Exercise task
Print the entries that appear below, exactly as written and without their pictures.

Dataset excerpts

_____

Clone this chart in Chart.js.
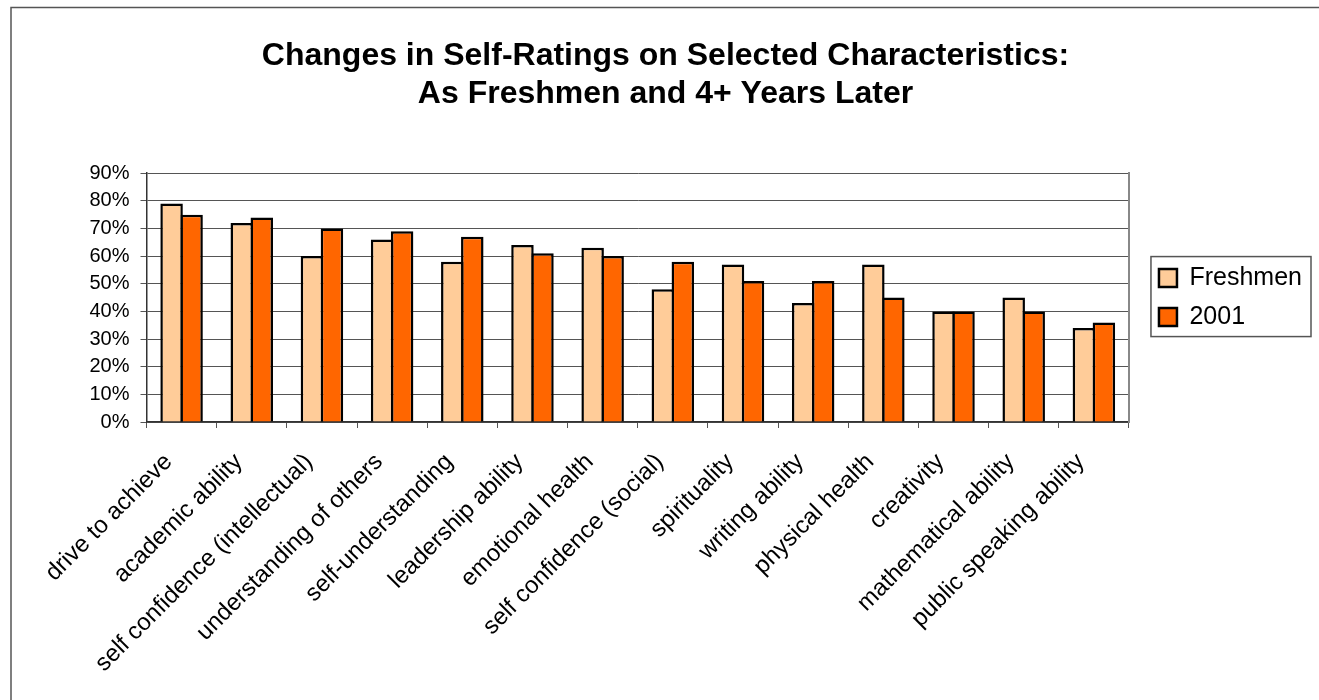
<!DOCTYPE html>
<html>
<head>
<meta charset="utf-8">
<script src="https://cdn.jsdelivr.net/npm/chart.js@4"></script>
<style>
  html, body { margin: 0; padding: 0; background: #fff; }
  #wrap { width: 1319px; height: 700px; }
</style>
</head>
<body>
<div id="wrap"><canvas id="ratingsChart"></canvas></div>
<script>
// data (percent)
const categories = ['drive to achieve', 'academic ability', 'self confidence (intellectual)',
  'understanding of others', 'self-understanding', 'leadership ability', 'emotional health',
  'self confidence (social)', 'spirituality', 'writing ability', 'physical health',
  'creativity', 'mathematical ability', 'public speaking ability'];
const freshmen = [79, 72, 60, 66, 58, 64, 63, 48, 57, 43, 57, 40, 45, 34];
const year2001 = [75, 74, 70, 69, 67, 61, 60, 58, 51, 51, 45, 40, 40, 36];
const seriesNames = ['Freshmen', '2001'];
const titleLines = ['Changes in Self-Ratings on Selected Characteristics:', 'As Freshmen and 4+ Years Later'];

const FONT = "'Liberation Sans', Arial, sans-serif";

// white background, outer frame, box round the legend
const framePlugin = {
  id: 'frame',
  beforeDraw(chart) {
    const ctx = chart.ctx;
    ctx.save();
    ctx.fillStyle = '#fff';
    ctx.fillRect(0, 0, chart.width, chart.height);
    ctx.strokeStyle = '#555';
    ctx.lineWidth = 1.5;
    ctx.strokeRect(11, 7.5, chart.width + 50, chart.height + 50);
    ctx.restore();
  },
  afterDraw(chart) {
    const lg = chart.legend;
    const boxes = lg.legendHitBoxes;
    if (!boxes || !boxes.length) return;
    const first = boxes[0], last = boxes[boxes.length - 1];
    const x0 = first.left - 8, y0 = first.top - 9;
    const x1 = lg.right - 1, y1 = last.top + last.height + 7;
    const ctx = chart.ctx;
    ctx.save();
    ctx.strokeStyle = '#555';
    ctx.lineWidth = 1.5;
    ctx.strokeRect(x0, y0, x1 - x0, y1 - y0);
    ctx.restore();
  }
};

new Chart(document.getElementById('ratingsChart'), {
  type: 'bar',
  data: {
    labels: categories,
    datasets: [{
      label: seriesNames[0],
      data: freshmen,
      backgroundColor: '#FFCC99',
      borderColor: '#000',
      borderWidth: 2.5,
      categoryPercentage: 0.57,
      barPercentage: 1.125
    }, {
      label: seriesNames[1],
      data: year2001,
      backgroundColor: '#FF6600',
      borderColor: '#000',
      borderWidth: 2.5,
      categoryPercentage: 0.57,
      barPercentage: 1.125
    }]
  },
  options: {
    responsive: true,
    maintainAspectRatio: false,
    animation: false,
    layout: { padding: { left: 19, right: 7, top: 8, bottom: 0 } },
    plugins: {
      tooltip: { enabled: false },
      title: {
        display: true,
        text: titleLines,
        color: '#000',
        font: { family: FONT, size: 32, weight: 'bold', lineHeight: 1.19 },
        padding: { top: 29, bottom: 60 }
      },
      legend: {
        display: true,
        position: 'right',
        fullSize: false,
        labels: {
          color: '#000',
          font: { family: FONT, size: 25 },
          boxWidth: 18,
          boxHeight: 18,
          padding: 14
        }
      }
    },
    scales: {
      x: {
        ticks: {
          autoSkip: false,
          minRotation: 45,
          maxRotation: 45,
          color: '#000',
          font: { family: FONT, size: 24 },
          padding: 20,
          labelOffset: -13
        },
        grid: { offset: true, drawOnChartArea: false, tickLength: 6, color: '#555' },
        border: { color: '#333', width: 1.5 },
        afterFit: (scale) => { scale.height = 278; }
      },
      y: {
        min: 0,
        max: 90,
        ticks: {
          stepSize: 10,
          color: '#000',
          font: { family: FONT, size: 20 },
          padding: 11,
          callback: (v) => v + '%'
        },
        grid: { color: '#555', tickLength: 6 },
        border: { color: '#333', width: 1.5 },
        afterFit: (scale) => { scale.width = 127.5; }
      },
      yRight: {
        position: 'right',
        min: 0,
        max: 90,
        ticks: { display: false },
        grid: { display: false },
        border: { display: true, color: '#888', width: 2 },
        afterFit: (scale) => { scale.width = 16; }
      }
    }
  },
  plugins: [framePlugin]
});
</script>
</body>
</html>
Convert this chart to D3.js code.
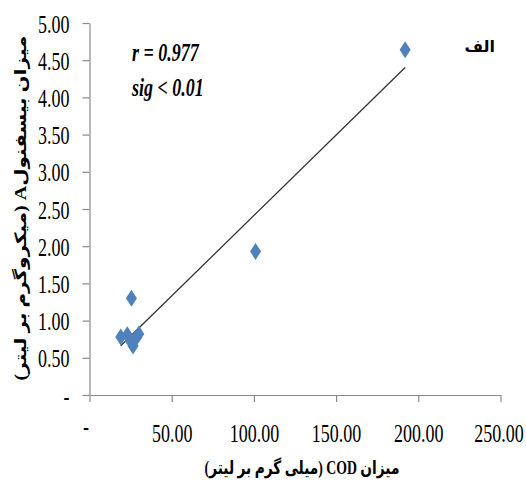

_____

Response to this task
Clone this chart in Chart.js.
<!DOCTYPE html>
<html>
<head>
<meta charset="utf-8">
<script src="https://cdn.jsdelivr.net/npm/chart.js@4"></script>
<style>
  html, body { margin: 0; padding: 0; background: #fff; }
  #wrap { width: 1319px; height: 700px; }
</style>
</head>
<body>
<div id="wrap"><canvas id="ratingsChart"></canvas></div>
<script>
// data (percent)
const categories = ['drive to achieve', 'academic ability', 'self confidence (intellectual)',
  'understanding of others', 'self-understanding', 'leadership ability', 'emotional health',
  'self confidence (social)', 'spirituality', 'writing ability', 'physical health',
  'creativity', 'mathematical ability', 'public speaking ability'];
const freshmen = [79, 72, 60, 66, 58, 64, 63, 48, 57, 43, 57, 40, 45, 34];
const year2001 = [75, 74, 70, 69, 67, 61, 60, 58, 51, 51, 45, 40, 40, 36];
const seriesNames = ['Freshmen', '2001'];
const titleLines = ['Changes in Self-Ratings on Selected Characteristics:', 'As Freshmen and 4+ Years Later'];

const FONT = "'Liberation Sans', Arial, sans-serif";

// white background, outer frame, box round the legend
const framePlugin = {
  id: 'frame',
  beforeDraw(chart) {
    const ctx = chart.ctx;
    ctx.save();
    ctx.fillStyle = '#fff';
    ctx.fillRect(0, 0, chart.width, chart.height);
    ctx.strokeStyle = '#555';
    ctx.lineWidth = 1.5;
    ctx.strokeRect(11, 7.5, chart.width + 50, chart.height + 50);
    ctx.restore();
  },
  afterDraw(chart) {
    const lg = chart.legend;
    const boxes = lg.legendHitBoxes;
    if (!boxes || !boxes.length) return;
    const first = boxes[0], last = boxes[boxes.length - 1];
    const x0 = first.left - 8, y0 = first.top - 9;
    const x1 = lg.right - 1, y1 = last.top + last.height + 7;
    const ctx = chart.ctx;
    ctx.save();
    ctx.strokeStyle = '#555';
    ctx.lineWidth = 1.5;
    ctx.strokeRect(x0, y0, x1 - x0, y1 - y0);
    ctx.restore();
  }
};

new Chart(document.getElementById('ratingsChart'), {
  type: 'bar',
  data: {
    labels: categories,
    datasets: [{
      label: seriesNames[0],
      data: freshmen,
      backgroundColor: '#FFCC99',
      borderColor: '#000',
      borderWidth: 2.5,
      categoryPercentage: 0.57,
      barPercentage: 1.125
    }, {
      label: seriesNames[1],
      data: year2001,
      backgroundColor: '#FF6600',
      borderColor: '#000',
      borderWidth: 2.5,
      categoryPercentage: 0.57,
      barPercentage: 1.125
    }]
  },
  options: {
    responsive: true,
    maintainAspectRatio: false,
    animation: false,
    layout: { padding: { left: 19, right: 7, top: 8, bottom: 0 } },
    plugins: {
      tooltip: { enabled: false },
      title: {
        display: true,
        text: titleLines,
        color: '#000',
        font: { family: FONT, size: 32, weight: 'bold', lineHeight: 1.19 },
        padding: { top: 29, bottom: 60 }
      },
      legend: {
        display: true,
        position: 'right',
        fullSize: false,
        labels: {
          color: '#000',
          font: { family: FONT, size: 25 },
          boxWidth: 18,
          boxHeight: 18,
          padding: 14
        }
      }
    },
    scales: {
      x: {
        ticks: {
          autoSkip: false,
          minRotation: 45,
          maxRotation: 45,
          color: '#000',
          font: { family: FONT, size: 24 },
          padding: 20,
          labelOffset: -13
        },
        grid: { offset: true, drawOnChartArea: false, tickLength: 6, color: '#555' },
        border: { color: '#333', width: 1.5 },
        afterFit: (scale) => { scale.height = 278; }
      },
      y: {
        min: 0,
        max: 90,
        ticks: {
          stepSize: 10,
          color: '#000',
          font: { family: FONT, size: 20 },
          padding: 11,
          callback: (v) => v + '%'
        },
        grid: { color: '#555', tickLength: 6 },
        border: { color: '#333', width: 1.5 },
        afterFit: (scale) => { scale.width = 127.5; }
      },
      yRight: {
        position: 'right',
        min: 0,
        max: 90,
        ticks: { display: false },
        grid: { display: false },
        border: { display: true, color: '#888', width: 2 },
        afterFit: (scale) => { scale.width = 16; }
      }
    }
  },
  plugins: [framePlugin]
});
</script>
</body>
</html>
Convert this chart to D3.js code.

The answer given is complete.